DATA SEGMENT:
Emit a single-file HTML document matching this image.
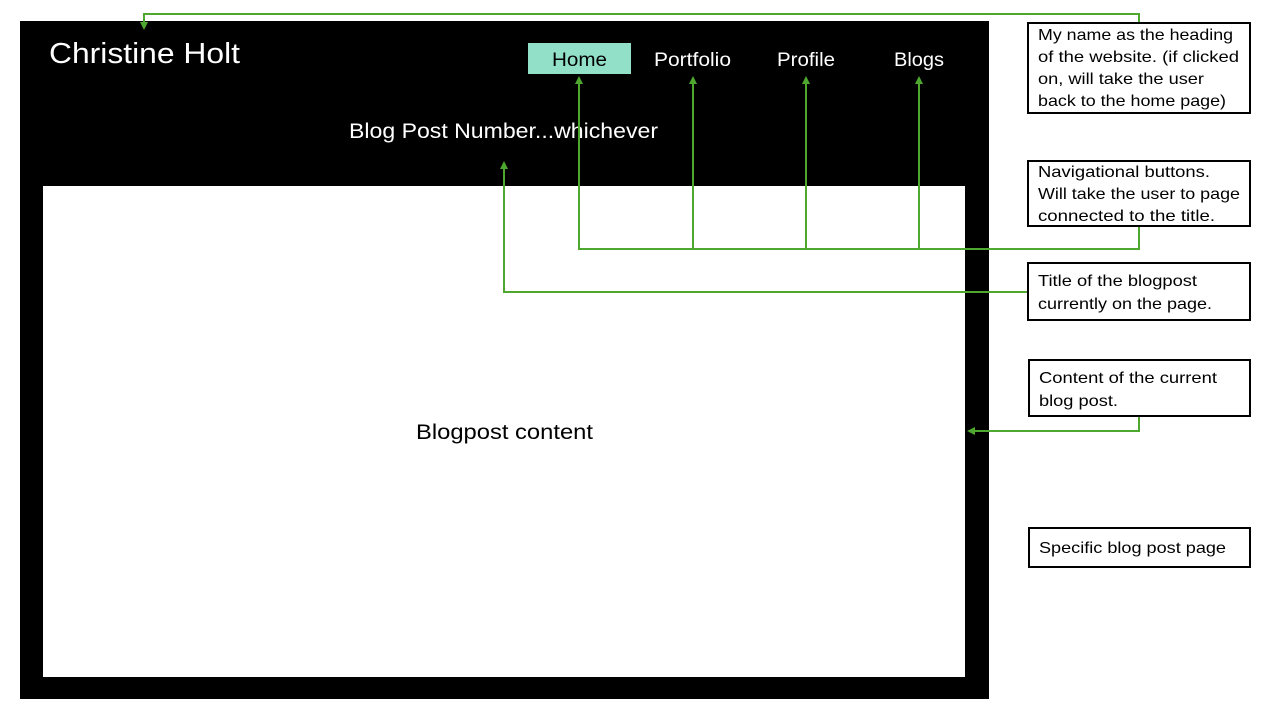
<!DOCTYPE html>
<html><head><meta charset="utf-8"><style>
html,body{margin:0;padding:0;background:#fff;width:1280px;height:720px;overflow:hidden}
svg{display:block}
text{font-family:"Liberation Sans",sans-serif}
</style></head><body>
<svg width="1280" height="720" viewBox="0 0 1280 720" xmlns="http://www.w3.org/2000/svg">
<defs><marker id="a" markerWidth="8" markerHeight="8" refX="4" refY="4" orient="auto" markerUnits="userSpaceOnUse"><path d="M0,0 L8,4 L0,8 z" fill="#4ea72e"/></marker></defs>
<rect x="20" y="21" width="969" height="678" fill="#000"/>
<rect x="43" y="186" width="922" height="491" fill="#fff"/>
<text x="49" y="63" font-size="29" fill="#fff" textLength="191" lengthAdjust="spacingAndGlyphs">Christine Holt</text>
<rect x="528" y="43" width="103" height="31" fill="#92e0c8"/>
<text x="552" y="66" font-size="19" fill="#000" textLength="55" lengthAdjust="spacingAndGlyphs">Home</text>
<text x="654" y="66" font-size="19" fill="#fff" textLength="77" lengthAdjust="spacingAndGlyphs">Portfolio</text>
<text x="777" y="66" font-size="19" fill="#fff" textLength="58" lengthAdjust="spacingAndGlyphs">Profile</text>
<text x="894" y="66" font-size="19" fill="#fff" textLength="50" lengthAdjust="spacingAndGlyphs">Blogs</text>
<text x="349" y="138" font-size="21" fill="#fff" textLength="309" lengthAdjust="spacingAndGlyphs">Blog Post Number...whichever</text>
<text x="416" y="439" font-size="21" fill="#000" textLength="177" lengthAdjust="spacingAndGlyphs">Blogpost content</text>
<g fill="none" stroke="#4ea72e" stroke-width="2">
<polyline points="1139,22 1139,14 144,14 144,26" marker-end="url(#a)"/>
<polyline points="1139,226 1139,249 579,249 579,80" marker-end="url(#a)"/>
<polyline points="693,249 693,80" marker-end="url(#a)"/>
<polyline points="806,249 806,80" marker-end="url(#a)"/>
<polyline points="919,249 919,80" marker-end="url(#a)"/>
<polyline points="1027,292 504,292 504,165" marker-end="url(#a)"/>
<polyline points="1139,417 1139,431 971,431" marker-end="url(#a)"/>
</g>
<g fill="#fff" stroke="#000" stroke-width="2">
<rect x="1028" y="23" width="222" height="90"/>
<rect x="1028" y="161" width="222" height="65"/>
<rect x="1028" y="263" width="222" height="57"/>
<rect x="1029" y="360" width="221" height="56"/>
<rect x="1029" y="528" width="221" height="39"/>
</g>
<g font-size="16" fill="#000">
<text x="1038" y="40" textLength="195" lengthAdjust="spacingAndGlyphs">My name as the heading</text>
<text x="1038" y="62" textLength="201" lengthAdjust="spacingAndGlyphs">of the website. (if clicked</text>
<text x="1038" y="84" textLength="166" lengthAdjust="spacingAndGlyphs">on, will take the user</text>
<text x="1038" y="106" textLength="188" lengthAdjust="spacingAndGlyphs">back to the home page)</text>
<text x="1038" y="177" textLength="172" lengthAdjust="spacingAndGlyphs">Navigational buttons.</text>
<text x="1038" y="199" textLength="202" lengthAdjust="spacingAndGlyphs">Will take the user to page</text>
<text x="1038" y="221" textLength="177" lengthAdjust="spacingAndGlyphs">connected to the title.</text>
<text x="1038" y="286" textLength="159" lengthAdjust="spacingAndGlyphs">Title of the blogpost</text>
<text x="1038" y="309" textLength="174" lengthAdjust="spacingAndGlyphs">currently on the page.</text>
<text x="1039" y="383" textLength="178" lengthAdjust="spacingAndGlyphs">Content of the current</text>
<text x="1039" y="406" textLength="79" lengthAdjust="spacingAndGlyphs">blog post.</text>
<text x="1039" y="553" textLength="187" lengthAdjust="spacingAndGlyphs">Specific blog post page</text>
</g>
</svg>
</body></html>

TASK GOAL:
Repeat the full listing above exactly, with no pictures in the copy.

RESPONSE:
Emit a single-file HTML document matching this image.
<!DOCTYPE html>
<html><head><meta charset="utf-8"><style>
html,body{margin:0;padding:0;background:#fff;width:1280px;height:720px;overflow:hidden}
svg{display:block}
text{font-family:"Liberation Sans",sans-serif}
</style></head><body>
<svg width="1280" height="720" viewBox="0 0 1280 720" xmlns="http://www.w3.org/2000/svg">
<defs><marker id="a" markerWidth="8" markerHeight="8" refX="4" refY="4" orient="auto" markerUnits="userSpaceOnUse"><path d="M0,0 L8,4 L0,8 z" fill="#4ea72e"/></marker></defs>
<rect x="20" y="21" width="969" height="678" fill="#000"/>
<rect x="43" y="186" width="922" height="491" fill="#fff"/>
<text x="49" y="63" font-size="29" fill="#fff" textLength="191" lengthAdjust="spacingAndGlyphs">Christine Holt</text>
<rect x="528" y="43" width="103" height="31" fill="#92e0c8"/>
<text x="552" y="66" font-size="19" fill="#000" textLength="55" lengthAdjust="spacingAndGlyphs">Home</text>
<text x="654" y="66" font-size="19" fill="#fff" textLength="77" lengthAdjust="spacingAndGlyphs">Portfolio</text>
<text x="777" y="66" font-size="19" fill="#fff" textLength="58" lengthAdjust="spacingAndGlyphs">Profile</text>
<text x="894" y="66" font-size="19" fill="#fff" textLength="50" lengthAdjust="spacingAndGlyphs">Blogs</text>
<text x="349" y="138" font-size="21" fill="#fff" textLength="309" lengthAdjust="spacingAndGlyphs">Blog Post Number...whichever</text>
<text x="416" y="439" font-size="21" fill="#000" textLength="177" lengthAdjust="spacingAndGlyphs">Blogpost content</text>
<g fill="none" stroke="#4ea72e" stroke-width="2">
<polyline points="1139,22 1139,14 144,14 144,26" marker-end="url(#a)"/>
<polyline points="1139,226 1139,249 579,249 579,80" marker-end="url(#a)"/>
<polyline points="693,249 693,80" marker-end="url(#a)"/>
<polyline points="806,249 806,80" marker-end="url(#a)"/>
<polyline points="919,249 919,80" marker-end="url(#a)"/>
<polyline points="1027,292 504,292 504,165" marker-end="url(#a)"/>
<polyline points="1139,417 1139,431 971,431" marker-end="url(#a)"/>
</g>
<g fill="#fff" stroke="#000" stroke-width="2">
<rect x="1028" y="23" width="222" height="90"/>
<rect x="1028" y="161" width="222" height="65"/>
<rect x="1028" y="263" width="222" height="57"/>
<rect x="1029" y="360" width="221" height="56"/>
<rect x="1029" y="528" width="221" height="39"/>
</g>
<g font-size="16" fill="#000">
<text x="1038" y="40" textLength="195" lengthAdjust="spacingAndGlyphs">My name as the heading</text>
<text x="1038" y="62" textLength="201" lengthAdjust="spacingAndGlyphs">of the website. (if clicked</text>
<text x="1038" y="84" textLength="166" lengthAdjust="spacingAndGlyphs">on, will take the user</text>
<text x="1038" y="106" textLength="188" lengthAdjust="spacingAndGlyphs">back to the home page)</text>
<text x="1038" y="177" textLength="172" lengthAdjust="spacingAndGlyphs">Navigational buttons.</text>
<text x="1038" y="199" textLength="202" lengthAdjust="spacingAndGlyphs">Will take the user to page</text>
<text x="1038" y="221" textLength="177" lengthAdjust="spacingAndGlyphs">connected to the title.</text>
<text x="1038" y="286" textLength="159" lengthAdjust="spacingAndGlyphs">Title of the blogpost</text>
<text x="1038" y="309" textLength="174" lengthAdjust="spacingAndGlyphs">currently on the page.</text>
<text x="1039" y="383" textLength="178" lengthAdjust="spacingAndGlyphs">Content of the current</text>
<text x="1039" y="406" textLength="79" lengthAdjust="spacingAndGlyphs">blog post.</text>
<text x="1039" y="553" textLength="187" lengthAdjust="spacingAndGlyphs">Specific blog post page</text>
</g>
</svg>
</body></html>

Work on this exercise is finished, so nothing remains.